La primera imagen que viene a mí cuando pienso en mi niñez es la imagen de algún libro abierto. Cuando un libro se abre (spoiler, se viene un cliché), no solo se está ante dos hojas, sino ante trillones de mundos posibles: acá, lejísimos, ayer, dentro de unos años o en la Edad Media. ¡Los libros son pasajes! No hay nada más hermoso que recordarme tirada boca abajo y patas para arriba con las narices apuntando hacia esos mundos que ellos me regalaban.

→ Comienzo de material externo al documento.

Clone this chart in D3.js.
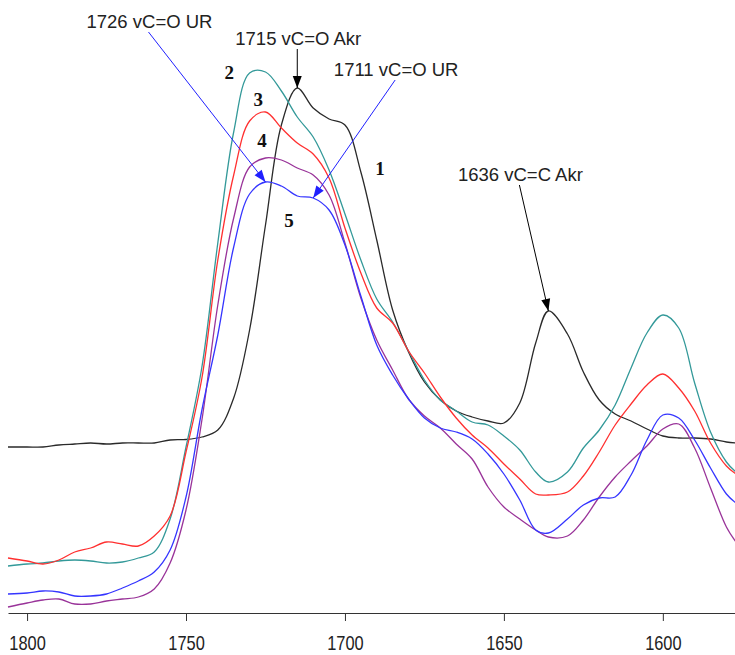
<!DOCTYPE html>
<html>
<head>
<meta charset="utf-8">
<script src="https://cdn.jsdelivr.net/npm/d3@7"></script>
<style>
  html, body { margin: 0; padding: 0; background: #fff; }
  svg { display: block; }
</style>
</head>
<body>
<svg id="canvas"></svg>
<script>
// wavenumbers, cm-1 (axis runs high -> low)
const wavenumbers = [1806, 1800, 1795, 1790, 1785, 1780, 1775, 1770, 1765, 1760, 1755, 1750,
  1745, 1740, 1735, 1730, 1725, 1720, 1715, 1710, 1705, 1700, 1695, 1690, 1685, 1680, 1675,
  1670, 1665, 1660, 1655, 1650, 1645, 1640, 1636, 1630, 1625, 1620, 1615, 1610, 1605, 1600,
  1595, 1590, 1585, 1580, 1577];

// absorbance, arbitrary units
const curve1 = [33.2, 33.2, 33.2, 33.6, 33.8, 34, 33.8, 34, 34, 34, 34.6, 34.7, 35.2, 36.6, 43,
  56.6, 77.6, 97.6, 105, 101, 98.8, 97.6, 88.2, 74.6, 60.6, 52.2, 46.2, 42.6, 40.4, 39.2, 38.4,
  38, 42, 54, 60.4, 55.8, 48.2, 42.6, 39.8, 38.4, 36.8, 35.4, 35, 35, 34.8, 34.2, 34];
const curve2 = [9.4, 9.8, 10, 10.4, 10.6, 10.4, 10, 10.2, 11, 12.2, 18.8, 33.2, 49.2, 74, 96.2,
  108, 108.2, 104.4, 99.2, 95.2, 88.6, 79.8, 70.6, 62.8, 58.2, 52.4, 46.6, 42.6, 40.4, 38.2, 37.6,
  35.4, 32.6, 28.2, 26.2, 28.2, 33, 36.6, 41.6, 49, 56, 59.6, 57, 46, 36.2, 30.2, 28.2];
const curve3 = [11, 10.4, 9.8, 10.6, 12.2, 13, 14.2, 13.8, 13.4, 15.4, 19.4, 32.2, 47, 70.6, 87.6,
  98.4, 100.2, 97, 94, 91.8, 87, 77, 68, 61, 58, 52.4, 48, 43.2, 39, 35.6, 33, 29.8, 26.8, 23.8,
  23.6, 24.2, 27.4, 32.2, 37.6, 41.8, 45.6, 47.8, 45, 40.4, 34, 29.4, 27.8];
const curve4 = [1.2, 2, 2.6, 2.8, 1.8, 1.8, 2.4, 2.8, 3.2, 4.8, 10, 20.6, 38.6, 61.6, 79, 89.2, 91,
  90.6, 89, 87.6, 83.6, 74, 63, 54.6, 48.6, 42.8, 39.4, 37, 33.8, 30.8, 25.2, 21.2, 18.8, 16.6,
  15.2, 15.4, 18.6, 23.2, 27.2, 30.4, 33.4, 36.8, 37.8, 33, 25, 17.2, 14.2];
const curve5 = [3.8, 4, 4.4, 4.2, 3.4, 3.4, 3.8, 5, 6.4, 8.2, 12.6, 23.2, 40.6, 55.6, 73.2, 83.8,
  86.2, 85.4, 83.4, 83, 80.6, 73.6, 63.4, 53.6, 47.6, 42.8, 39, 37, 36.2, 34.8, 31.8, 27.8, 22.6,
  16.6, 16, 18.8, 21.6, 23, 23.2, 27.6, 34.6, 39.6, 39, 34.6, 29, 23.8, 22];

const seriesNames = ['1', '2', '3', '4', '5'];
const seriesValues = [curve1, curve2, curve3, curve4, curve5];
const seriesColors = ['#2a2a2a', '#339999', '#ff3030', '#993399', '#3535ff'];

const tickValues = [1800, 1750, 1700, 1650, 1600];

// callouts: text, wavenumber of arrow tip, curve the tip sits on
const calloutLabels = ['1726 vC=O UR', '1715 vC=O Akr', '1711 vC=O UR', '1636 vC=C Akr'];
const calloutTips = [1725, 1715, 1710, 1636];
const calloutCurve = [4, 0, 4, 0];
const calloutColors = ['#2020ff', '#000', '#2020ff', '#000'];
// arrow tail offset from tip, px
const calloutOffsets = [[-117, -150], [0, -39], [82, -118], [-29, -126]];

// curve number labels [wavenumber, value]
const numberPos = [[1689, 89], [1736.4, 108.2], [1727.3, 102.8], [1726.1, 94.6], [1717.6, 78.6]];

const width = 735;
const height = 655;

const svg = d3.select('#canvas')
  .attr('width', width)
  .attr('height', height);

const x = d3.scaleLinear()
  .domain([1806, 1577.3])
  .range([8, 735]);

const y = d3.scaleLinear()
  .domain([0, 120])
  .range([613, 13]);

const line = d3.line()
  .x(d => x(d[0]))
  .y(d => y(d[1]))
  .curve(d3.curveCatmullRom.alpha(0.5));

svg.append('g')
  .selectAll('path')
  .data(seriesValues)
  .enter()
  .append('path')
  .attr('fill', 'none')
  .attr('stroke', (d, i) => seriesColors[i])
  .attr('stroke-width', 1.3)
  .attr('d', d => line(d.map((v, i) => [wavenumbers[i], v])));

// x axis
const axis = svg.append('g')
  .attr('transform', `translate(0,${y(0)})`)
  .call(d3.axisBottom(x)
    .tickValues(tickValues)
    .tickFormat(d3.format('d'))
    .tickSize(8)
    .tickSizeOuter(0)
    .tickPadding(15));

axis.select('.domain').attr('stroke', '#333');
axis.selectAll('.tick line').attr('stroke', '#333');
// narrow digits like the original
axis.selectAll('.tick text')
  .attr('fill', '#222')
  .attr('transform', 'scale(0.82,1)')
  .style('font-family', '"Liberation Sans", Arial, sans-serif')
  .style('font-size', '20px');

// arrow heads
const defs = svg.append('defs');
['blue', 'black'].forEach(name => {
  defs.append('marker')
    .attr('id', `head-${name}`)
    .attr('viewBox', '0 -5 12 10')
    .attr('refX', 12)
    .attr('refY', 0)
    .attr('markerUnits', 'userSpaceOnUse')
    .attr('markerWidth', 13)
    .attr('markerHeight', 10)
    .attr('orient', 'auto')
    .append('path')
    .attr('d', 'M0,-4.5L12,0L0,4.5Z')
    .attr('fill', name === 'blue' ? '#2020ff' : '#000');
});

const callouts = calloutLabels.map((label, i) => {
  const idx = wavenumbers.indexOf(calloutTips[i]);
  const tx = x(calloutTips[i]);
  const ty = y(seriesValues[calloutCurve[i]][idx]);
  return {
    label,
    tx, ty,
    sx: tx + calloutOffsets[i][0],
    sy: ty + calloutOffsets[i][1],
    color: calloutColors[i]
  };
});

svg.append('g')
  .selectAll('line')
  .data(callouts)
  .enter()
  .append('line')
  .attr('x1', d => d.sx)
  .attr('y1', d => d.sy)
  .attr('x2', d => d.tx)
  .attr('y2', d => d.ty)
  .attr('stroke', d => d.color)
  .attr('stroke-width', 1)
  .attr('marker-end', d => d.color === '#000' ? 'url(#head-black)' : 'url(#head-blue)');

svg.append('g')
  .selectAll('text')
  .data(callouts)
  .enter()
  .append('text')
  .attr('x', d => d.sx + 1)
  .attr('y', d => d.sy - 4)
  .attr('text-anchor', 'middle')
  .attr('fill', '#222')
  .style('font-family', '"Liberation Sans", Arial, sans-serif')
  .style('font-size', '18.5px')
  .text(d => d.label);

// curve numbers
svg.append('g')
  .selectAll('text')
  .data(numberPos)
  .enter()
  .append('text')
  .attr('x', d => x(d[0]))
  .attr('y', d => y(d[1]))
  .attr('dy', '0.35em')
  .attr('text-anchor', 'middle')
  .attr('fill', '#111')
  .style('font-family', '"Liberation Serif", "Times New Roman", serif')
  .style('font-weight', 'bold')
  .style('font-size', '19px')
  .text((d, i) => seriesNames[i]);
</script>
</body>
</html>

Mis mejores amigos de infancia fueron Ray Bradbury, Agatha
Christie e Isaac Asimov. Tenía otros, pero ellos eran los favoritos. Nadie
antes me había regalado seres de ojos amarillos. Era lógico que los amara más.
Mis amigos venían conmigo de vacaciones, a pesar de las
protestas de mis padres. Teníamos el Citröen de Mafalda así que era complicado
llenarlo de cosas para la playa y, además, una biblioteca andante. Recuerdo que
los dejaba para último momento y los ponía, como podía cuando no me veían,
entre mis piernas o en algún hueco.
En unas vacaciones en Gessell pasó algo inolvidable: la casa
que alquilamos tenía ¡biblioteca! Rápido calculé cuántos podía leer en esas dos
semanas porque muchos eran desconocidos para mí hasta ese momento (Lovecraft,
por ejemplo).
Los amigos de mi infancia me regalaban, además de viajes,
palabras. Este amigo, con el que quiero terminar estas palabras, me regaló magia
y algunas palabras que nunca entendí (y que, para mi propia sorpresa, nunca
busqué en mis diccionarios). Me acercaba a su significado por el contexto (esto
del contexto lo aprendí más tarde, claro), pero quería dejarlas así: desconocidas,
ondulantes, exóticas para mis oídos argentinos. Sus palabras tenían misterio…
Misterio y plata de luna, al mismo tiempo.